After hours of cooking down the berries, filling 103 five-ounce jars with hot jam, sealing and clamping down the lids tightly and then processing each one in a water bath, my sense of accomplishment was astonishing (even if I cursed my existence once or twice). I stacked up those jars carefully in a cool, dark place, and I coo to them every so often in proprietary pride.

Yet I'm very ready to let them go.

At many moments during the picking and canning process, I thought about where those blackberries were destined — some would be layered into the cake I have still to bake, alternating with ribbons of homemade lemon curd.

But most will go to our guests, all close friends and family, many of whom are traveling a great distance to be with us on our wedding day. As I cooked, I imagined them returning home and unpacking their jam to spread on good whole-wheat toast, stir into yogurt, drizzle over vanilla (or lemon?) ice cream. I hope each bite reminds them of California, and of how much they mean to us.

Of course, you needn't use a wedding as an excuse to preserve food for winter or for otherwise.

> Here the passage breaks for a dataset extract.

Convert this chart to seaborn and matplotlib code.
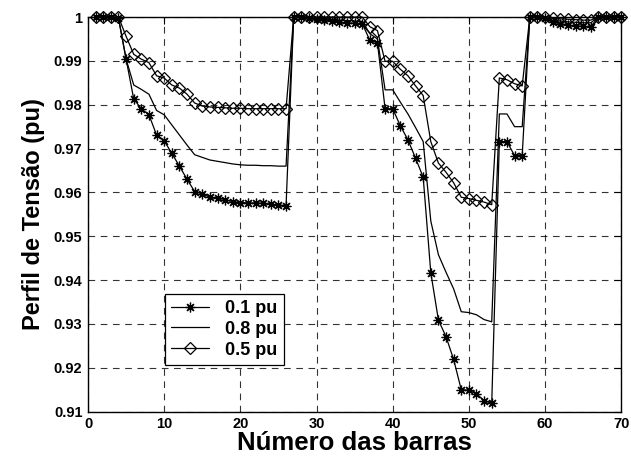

And you needn't use blackberries.

As Indian summer waxes in Northern California and "that day" fast approaches, my old friend turned soon-to-be-husband and I have tucked away a jar of blackberry jam to eat after the berry stains have faded and the rush of the wedding has subsided.

Sometime, in February perhaps, we'll open it up. It will taste slightly bittersweet, as blackberries do when you don't add too much sugar (I tend to err on the side of less is more). We'll dip spoons straight in and remember this summer — and all the summers before when we scrambled over rocks and chased tadpoles in the pond as children. We'll congratulate each other on surviving this last mad dash and toast to our future. As long as we have jam, I think we'll do just fine.

/ Nicole Spiridakis for NPR
Nicole Spiridakis for NPR

Jam Preserving Tips

-- Test your recipe before canning to make sure you actually like it and also to ensure you know what you're doing. For example, I like to reduce the amount of sugar called for, but I will test it out first to make sure it won't throw off the flavor or affect how long the jam takes to set.

-- Jam is best made in small batches so it takes less time to set. I usually double the recipes below with great results.

-- To pectin or not to pectin? Pectin is a fruit-derived jelling agent that helps set jams and jellies more quickly. I've made jam without, or have used slices of apple which contain natural pectin to help jell the jam. But if you are new to canning, or don't want to wait longer for your jam to set, pectin is the way to go. Make sure to adjust the amount of sugar accordingly, as powdered pectin is a bit bitter.

-- Sterilize jars and lids in a large pot of boiling water (or in the oven at 200 degrees) shortly before you fill them. The key here is to pour very hot jam into very hot jars. Test the seal on a Ball jar by pressing on the lid — if it springs back, it's not sealed and should be put in the fridge. For Weck jars, remove the metal clamps and gently try to lift the lid. If it comes off easily, the seal has failed.

-- Canned jam should be stored in a cool, dark place. It should be consumed within one year of canning.